__WORK REQUIRED__:
Pictures stay out. Extract the lines below from the first one through the line with "import numpy as np", both included.
---- DATA SECTION
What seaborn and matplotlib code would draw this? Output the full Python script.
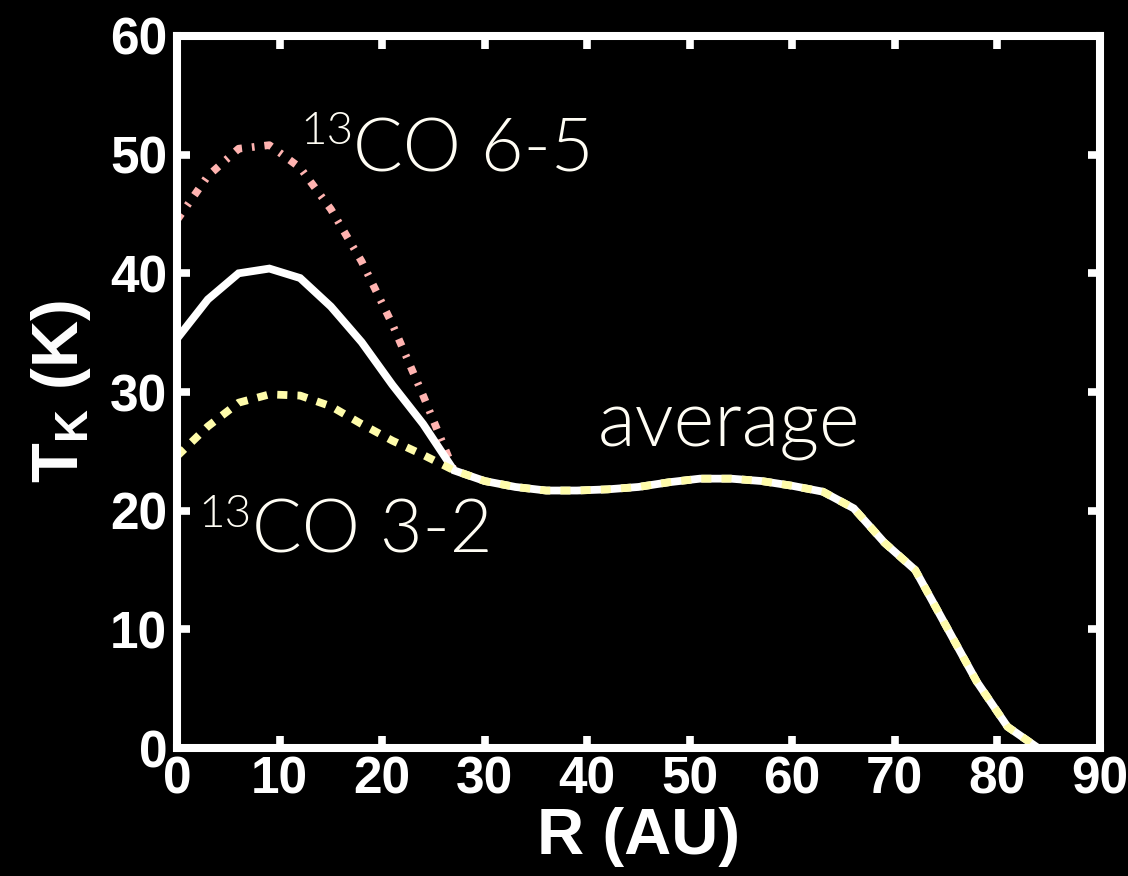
import matplotlib
matplotlib.use("Agg")
import matplotlib.pyplot as plt
import seaborn as sns
import numpy as np

# Radial grid (AU) and gas kinetic temperature profiles (K)
r_au = [0, 3, 6, 9, 12, 15, 18, 21, 24, 27, 30, 33, 36, 39, 42, 45, 48, 51,
        54, 57, 60, 63, 66, 69, 72, 75, 78, 81, 84]
t_average = [34.5, 37.8, 40.0, 40.4, 39.6, 37.2, 34.2, 30.6, 27.3, 23.4,
             22.5, 22.0, 21.7, 21.7, 21.8, 22.0, 22.4, 22.7, 22.7, 22.5,
             22.1, 21.6, 20.2, 17.3, 15.0, 10.3, 5.6, 1.8, 0.0]
t_co32 = [24.6, 27.1, 29.1, 29.8, 29.7, 28.8, 27.3, 25.9, 24.7, 23.4,
          22.5, 22.0, 21.7, 21.7, 21.8, 22.0, 22.4, 22.7, 22.7, 22.5,
          22.1, 21.6, 20.2, 17.3, 15.0, 10.3, 5.6, 1.8, 0.0]
r_co65 = [0, 3, 6, 9, 12, 15, 18, 21, 24, 27]
t_co65 = [44.5, 48.2, 50.5, 50.8, 48.9, 45.4, 41.0, 35.7, 29.7, 23.4]

x_ticks = [0, 10, 20, 30, 40, 50, 60, 70, 80, 90]
y_ticks = [0, 10, 20, 30, 40, 50, 60]

sns.set_theme(style="dark")
tick_font = ["Liberation Sans", "DejaVu Sans"]
plt.rcParams.update({
    "font.family": tick_font,
    "figure.facecolor": "black",
    "axes.facecolor": "black",
    "axes.edgecolor": "white",
    "axes.grid": False,
    "mathtext.fontset": "custom",
    "mathtext.bf": "Liberation Sans:bold",
    "mathtext.rm": "Liberation Sans:bold",
})

fig = plt.figure(figsize=(11.28, 8.76), dpi=100)
ax = fig.add_axes([0.157, 0.146, 0.818, 0.813])

sns.lineplot(x=r_co65, y=t_co65, ax=ax, color="#FFB3B0", lw=5.5,
             linestyle=(0, (1.0, 1.3, 0.35, 1.3)), dash_capstyle="butt")
sns.lineplot(x=r_au, y=t_average, ax=ax, color="white", lw=5.6,
             solid_joinstyle="miter")
sns.lineplot(x=r_au, y=t_co32, ax=ax, color="#FFFCAA", lw=5.6,
             linestyle=(0, (1.3, 1.3)), dash_capstyle="butt")

ax.set_xlim(0, 90)
ax.set_ylim(0, 60)
ax.set_xticks(x_ticks)
ax.set_yticks(y_ticks)
for s in ax.spines.values():
    s.set_linewidth(5.8)
    s.set_color("white")
ax.tick_params(direction="in", length=9, width=5.5, color="white",
               top=True, right=True, bottom=True, left=True,
               labelcolor="white", labelsize=37, pad=5)
ax.tick_params(axis="y", pad=7)
for lab in ax.get_xticklabels() + ax.get_yticklabels():
    lab.set_fontweight("bold")

ax.set_xlabel("R (AU)", fontsize=47, fontweight="bold", color="white",
              labelpad=2)
ax.set_ylabel(r"T$_\mathbf{K}$ (K)", fontsize=47, fontweight="bold",
              color="white", labelpad=12)

label_font = ["Lato", "DejaVu Sans"]
txt = "#FFFDF4"
ax.text(12.0, 50.9, "13", fontsize=33, color=txt, family=label_font,
        fontweight=300, va="baseline", ha="left")
ax.text(17.2, 48.6, "CO 6-5", fontsize=53, color=txt, family=label_font,
        fontweight=300, va="baseline", ha="left")
ax.text(2.1, 18.6, "13", fontsize=33, color=txt, family=label_font,
        fontweight=300, va="baseline", ha="left")
ax.text(7.3, 16.5, "CO 3-2", fontsize=53, color=txt, family=label_font,
        fontweight=300, va="baseline", ha="left")
ax.text(41.0, 25.4, "average", fontsize=56, color=txt, family=label_font,
        fontweight=300, va="baseline", ha="left")

fig.savefig("out.png", dpi=100, facecolor="black")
--------
__ANSWER FOR THIS EXERCISE__:
What seaborn and matplotlib code would draw this? Output the full Python script.
import matplotlib
matplotlib.use("Agg")
import matplotlib.pyplot as plt
import seaborn as sns
import numpy as np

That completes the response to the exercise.